Lifecaching is a recently popular activity, which is the process of keeping your own copy of all your online activities for whatever reason. You might want it as a memento, as a backup of your online accounts, for it to be searchable or for something else entirely. Whatever your reason, it’s easy to set up and best set up earlier rather than later.


Setting up your life cache will involve the use of a few different online services, which can be chosen by you. For best results, you might like to set up a few lifecaches using different services and processes. This way, if one part of the process fails, the other lifecache will still catch everything from your online life. You’ll need your own account for most of the suggested services, which is generally straightforward to create.

Step 1 – Get A Single RSS Feed Of All Your Online Activities

Most of your social networking services, bookmarking services, blogs and photo storage sites will offer an RSS feed of your activities. You will need to copy and paste that RSS feed into a service that will combine them for you into one mega feed. There are lots of different services to choose from here, including lifestreams and dedicated RSS combining tools:

The lifestreams are the easiest to manage, since you probably already ensure they’re up-to-date and will automatically head there to add new services in the future. They also make it easy to add each service. The dedicated RSS combiners might not be on your radar so often and you might forget to add new things to your combined RSS feed. Your choice – but just keep that in mind!

your online life

Step 2 – Turn Your Single Lifestream RSS Feed Into Email

Use a service such as Google’s Feedburner or FeedMyInbox to turn your RSS feed into something you can subscribe to via email. There are plenty of RSS to email services out there to choose from.

In Feedburner, go to Publicize > Email Subscriptions.

Step 3 – Subscribe To Your Lifestream RSS Via Email

Subscribe to your RSS feed by email (Gmail is a good idea, here).

In Feedburner when you have activated email subscriptions, preview the subscription link and use that to subscribe your own email address.

organize your online life

This is also a very important point where you can increase the backup security of your lifecaching:

Step 4 – Diversify & Verify

Backups are all about ensuring the backup will be made and retained no matter what. If one link in this chain goes down, so does your backup. So make another one using a different RSS combiner, a different RSS-to-Email service and different email addresses. Also set up a reminder to yourself to check in on them and see that they’re still working.

Life Caching Benefits

Now that you’re lifecaching, you might wonder what you’ll be using it for.

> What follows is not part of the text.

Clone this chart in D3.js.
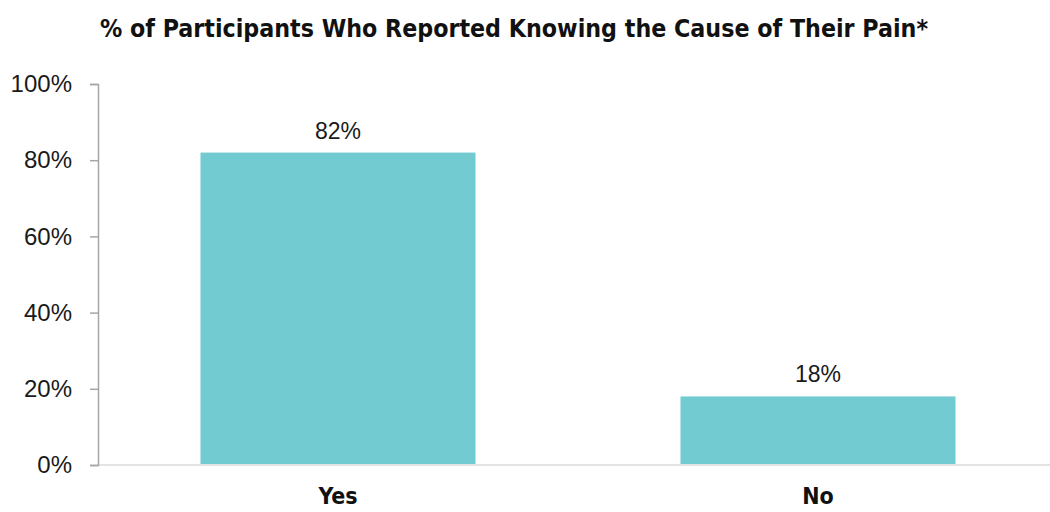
<!DOCTYPE html>
<html>
<head>
<meta charset="utf-8">
<script src="https://cdn.jsdelivr.net/npm/d3@7"></script>
<style>
	body { margin: 0; background: #fff; }
	.y.axis text { font-family: "Liberation Sans", Arial, sans-serif; font-size: 24px; fill: #1a1a1a; }
	.y.axis path, .y.axis line { stroke: #a6a6a6; stroke-width: 1.5; }
	.x.axis text { font-family: "Liberation Sans Narrow", "DejaVu Sans Condensed", sans-serif; font-weight: bold; font-size: 23px; fill: #111; }
	.x.axis path { stroke: #e4e4e4; stroke-width: 2; }
	.x.axis line { display: none; }
</style>
</head>
<body>
<div id="chart"></div>
<script>
//Data
var categories = ["Yes", "No"];
var values = [82, 18];
var tickValues = [0, 20, 40, 60, 80, 100];
var title = "% of Participants Who Reported Knowing the Cause of Their Pain*";

//SVG setup
var margin = { top: 84, right: 0, bottom: 47, left: 98 };
var width = 1050 - margin.left - margin.right;
var height = 512 - margin.top - margin.bottom;

var root = d3.select("#chart")
	.append("svg")
	.attr("width", 1050)
	.attr("height", 512);

var svg = root.append("g")
	.attr("transform", "translate(" + margin.left + "," + margin.top + ")");

//Scales
var x = d3.scaleBand()
	.domain(categories)
	.range([0, 960])
	.paddingInner(0.427)
	.paddingOuter(0.2135);

var y = d3.scaleLinear()
	.domain([0, 100])
	.range([height, 0]);

//Title
root.append("text")
	.attr("x", 100)
	.attr("y", 37)
	.attr("font-family", "'Liberation Sans Narrow', 'DejaVu Sans Condensed', sans-serif")
	.attr("font-weight", "bold")
	.attr("font-size", 25)
	.attr("fill", "#111")
	.attr("textLength", 828)
	.attr("lengthAdjust", "spacingAndGlyphs")
	.text(title);

//Bars
var bars = svg.selectAll(".bar")
	.data(categories.map(function(c, i) { return { cat: c, val: values[i] }; }))
	.enter()
	.append("g")
	.attr("class", "bar")
	.attr("transform", function(d) { return "translate(" + x(d.cat) + "," + y(d.val) + ")"; });

bars.append("rect")
	.attr("width", x.bandwidth())
	.attr("height", function(d) { return height - y(d.val); })
	.attr("fill", "#72cbd0");

bars.append("text")
	.attr("x", x.bandwidth() / 2)
	.attr("y", -14)
	.attr("text-anchor", "middle")
	.attr("font-family", "'Liberation Sans', Arial, sans-serif")
	.attr("font-size", 23)
	.attr("fill", "#1a1a1a")
	.text(function(d) { return d.val + "%"; });

//X axis (light baseline running to the edge)
var xAxis = svg.append("g")
	.attr("class", "x axis")
	.attr("transform", "translate(0," + height + ")")
	.call(d3.axisBottom(x).tickSize(0).tickSizeOuter(0).tickPadding(23));
xAxis.select(".domain").attr("d", "M0,0H" + width);

//Y axis
svg.append("g")
	.attr("class", "y axis")
	.call(d3.axisLeft(y)
		.tickValues(tickValues)
		.tickSize(8)
		.tickSizeOuter(8)
		.tickPadding(18)
		.tickFormat(function(d) { return d + "%"; }));
</script>
</body>
</html>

Here’s a few handy things I can suggest off the top of my head:

  • Instead of searching Delicious or Tumblr for that recipe, simply search your Gmail. Or better still, if you’ve tagged the ingredients, simply search for the ingredient you’re looking to use.
  • All the text of your blog posts are backed up automatically and independently of your blog backups.
  • No need to remember where you wrote or bookmarked something anymore. It doesn’t matter if you Tweeted it or added it to Delicious “” a simple Gmail search will find it for you.

your online life

Why do you want to keep a cache of your online life? What do you use it for? What services do you use to create it? Let us know in the comments!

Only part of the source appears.